Perhaps her own brother had kept her from giving up entirely, it occurred to her. There must be other men capable of such generosity, such love.
She was smiling at Abby, who patted her cheek gently with a small hand, when instinct caused her to lift her gaze again to see that David was still watching her. She wasn’t sure she’d ever seen such turbulence in a man’s eyes. Was she responsible? And, if so, what had she done?
* * *
* * *
David wasn’t sure how it had happened that the only open place to sit was next to his cousin, Katura, who had Miriam on her other side. Miriam’s niece Abby was squeezed between her and Luke.
When he carried his heaped plate toward that end of the bench, Katura beamed and scooted out from behind the table.
“Sit between us, why don’t you? You know Miriam because of Levi, ja?”
“Ja,” he agreed, if tersely. Did Katura know he was under the bann? Not that it mattered so much, with only family and friends. Sitting so close to Miriam, though . . . He’d enjoyed teasing her too much. He needed to be careful. Still, he slid into place, his cousin promptly sitting beside him.
Silly to be surprised, but . . . “You’ve grown,” he told her.
She laughed. “I’m seventeen, almost eighteen. Not a little girl anymore.”
No. Katura was taller than Miriam, as the women in his family tended to be, her light brown hair smoothed back beneath her kapp. She’d been a dignified child, and now held herself gracefully, her back very straight.
“Have you been baptized yet?” he asked. “I don’t remember Mamm saying.”
“No, I’m enjoying my rumspringa.” She made a face. “Not as much as some of my friends, because I love to quilt. I’ve sold, oh, at least a dozen quilts at A Stitch in Time.”
The store in town where Miriam worked.r />
“Rich, are you?” There he went again, teasing even as he thought about Miriam.
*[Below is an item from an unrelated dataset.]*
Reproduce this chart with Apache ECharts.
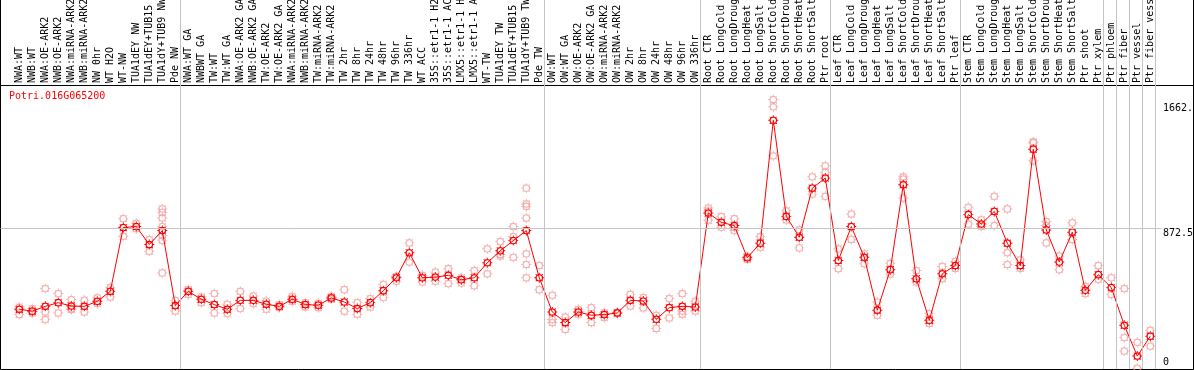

On his other side, Miriam said, “We can sell as many quilts as Katura can make. She and her mamm both have a fine eye for color, and use such tiny stitches.”
Talking past him, his cousin said, “You know there are many as skilled as Mamm and I are. Starting with you.”
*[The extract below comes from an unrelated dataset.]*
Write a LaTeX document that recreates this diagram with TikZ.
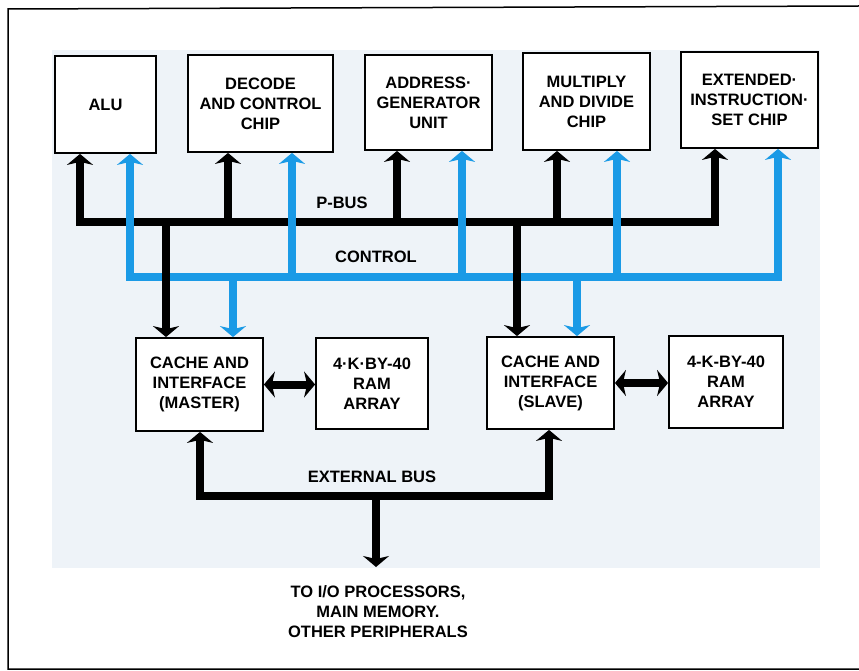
\documentclass[tikz,border=0pt]{standalone}
\usepackage{fontspec}
\setmainfont{Liberation Sans}
\usetikzlibrary{arrows.meta}
\definecolor{cblue}{RGB}{26,154,230}
\definecolor{panel}{RGB}{238,243,248}
\begin{document}
\begin{tikzpicture}[x=1pt,y=-1pt,
  box/.style={draw,line width=1.8pt,fill=white,align=center,inner sep=0pt,
    font=\bfseries\fontsize{16.5}{20}\selectfont},
  lbl/.style={align=center,inner sep=0pt,font=\bfseries\fontsize{16.5}{20}\selectfont},
  bbus/.style={line width=8pt,draw=black},
  cbus/.style={line width=8pt,draw=cblue},
  tipE/.style={-{Stealth[length=11pt,width=26pt,inset=3pt]}},
  tipB/.style={{Stealth[length=11pt,width=26pt,inset=3pt]}-{Stealth[length=11pt,width=26pt,inset=3pt]}},
]
\useasboundingbox (0,0) rectangle (859,671);
\fill[white] (0,0) rectangle (859,671);
\fill[panel] (52,50) rectangle (820,568);
\draw[line width=1.5pt] (859,6) -- (8,9) -- (8,669) -- (859,669);

% top boxes
\node[box,minimum width=101pt,minimum height=97pt] (alu) at (105.5,104.5) {ALU};
\node[box,minimum width=145pt,minimum height=97pt] (dec) at (260.5,103.5) {DECODE\\AND CONTROL\\CHIP};
\node[box,minimum width=127pt,minimum height=95pt] (agu) at (428.5,102.5) {ADDRESS·\\GENERATOR\\UNIT};
\node[box,minimum width=127pt,minimum height=97pt] (mul) at (586.5,101.5) {MULTIPLY\\AND DIVIDE\\CHIP};
\node[box,minimum width=137pt,minimum height=96pt] (ext) at (749.5,100) {EXTENDED·\\INSTRUCTION·\\SET CHIP};

% bottom boxes
\node[box,minimum width=127pt,minimum height=93pt] (mst) at (199.5,384.5) {CACHE AND\\INTERFACE\\(MASTER)};
\node[box,minimum width=112pt,minimum height=91pt] (ram1) at (372,383.5) {4·K·BY-40\\RAM\\ARRAY};
\node[box,minimum width=127pt,minimum height=92pt] (slv) at (550.5,383) {CACHE AND\\INTERFACE\\(SLAVE)};
\node[box,minimum width=114pt,minimum height=92pt] (ram2) at (726,382) {4-K-BY-40\\RAM\\ARRAY};

% bus coordinates
\coordinate (pL) at (80,222);   \coordinate (pR) at (715,222);
\coordinate (pD) at (228,222);  \coordinate (pA) at (397,222);
\coordinate (pM) at (557,222);
\coordinate (pm) at (166,222);  \coordinate (ps) at (517,222);
\coordinate (cL) at (130,277);  \coordinate (cR) at (778,277);
\coordinate (cD) at (292,277);  \coordinate (cA) at (462,277);
\coordinate (cM) at (617,277);
\coordinate (cm) at (233,277);  \coordinate (cs) at (577,277);
\coordinate (eL) at (200,496);  \coordinate (eR) at (549,496);
\coordinate (eM) at (376,496);  \coordinate (eO) at (376,567);

% P-bus horizontal with end branches
\draw[bbus,tipB] (alu.south -| pL) -- (pL) -- (pR) -- (ext.south -| pR);
% control horizontal with end branches
\draw[cbus,tipB] (alu.south -| cL) -- (cL) -- (cR) -- (ext.south -| cR);
% black branches
\draw[bbus,tipE] (pD) -- (dec.south -| pD);
\draw[bbus,tipE] (pA) -- (agu.south -| pA);
\draw[bbus,tipE] (pM) -- (mul.south -| pM);
\draw[bbus,tipE] (pm) -- (mst.north -| pm);
\draw[bbus,tipE] (ps) -- (slv.north -| ps);
% blue branches
\draw[cbus,tipE] (cD) -- (dec.south -| cD);
\draw[cbus,tipE] (cA) -- (agu.south -| cA);
\draw[cbus,tipE] (cM) -- (mul.south -| cM);
\draw[cbus,tipE] (cm) -- (mst.north -| cm);
\draw[cbus,tipE] (cs) -- (slv.north -| cs);

% cache - RAM links
\draw[bbus,tipB] (mst.east) -- (mst.east -| ram1.west);
\draw[bbus,tipB] (slv.east) -- (slv.east -| ram2.west);

% external bus
\draw[bbus,tipB] (mst.south -| eL) -- (eL) -- (eR) -- (slv.south -| eR);
\draw[bbus,tipE] (eM) -- (eO);

% labels
\node[lbl] (lp) at (342,203) {P-BUS};
\node[lbl] (lc) at (376,257) {CONTROL};
\node[lbl] (le) at (372,477) {EXTERNAL BUS};
\node[lbl] (lo) at (378,612) {TO I/O PROCESSORS,\\MAIN MEMORY.\\OTHER PERIPHERALS};
\end{tikzpicture}
\end{document}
“That’s kind of you to say. I’m too busy helping customers decide on fabrics and cutting them to spend as much time as I’d like at my frame.”
He chuckled. “Good Amish women, both of you. If only you were Englischers, you’d believe deep down that your work was the finest.”
“Are you implying we’re secretly puffed up with hochmut?” Miriam asked with clear suspicion underlaid by amusement.
“Pride? You? Never!”
His cousin laughed. “The fun of quilting is seeing each other’s work. Better yet, a frolic, where we finish a quilt together.”
Miriam lowered her voice. “I’ve started piecing the top for a wedding quilt for my brother. I’m hoping once it’s ready that you and your mamm and others will join me in quilting it.”
“Your brother?” David asked. Hadn’t Luke been married for some months now?
“Ja, Elam. Do you remember him?”
“I’d almost forgotten. He was behind me in school.”
“He’s twenty-five now, twenty-six this fall.”
He nodded, picturing a tall, skinny boy who might look like Luke now. There’d been something about his smile, though, that made David think of Miriam. Elam had the same bright blue eyes as both Luke and Miriam, too.
Ach, this was the brother starting an organic farm.
Miriam became momentarily occupied persuading her now restless niece to eat more.
“Abby looks like you,” he said, nodding toward Abby.
A fleeting, odd expression on her face caught his attention, but then she made a face at him. “Because she’s small, you mean.”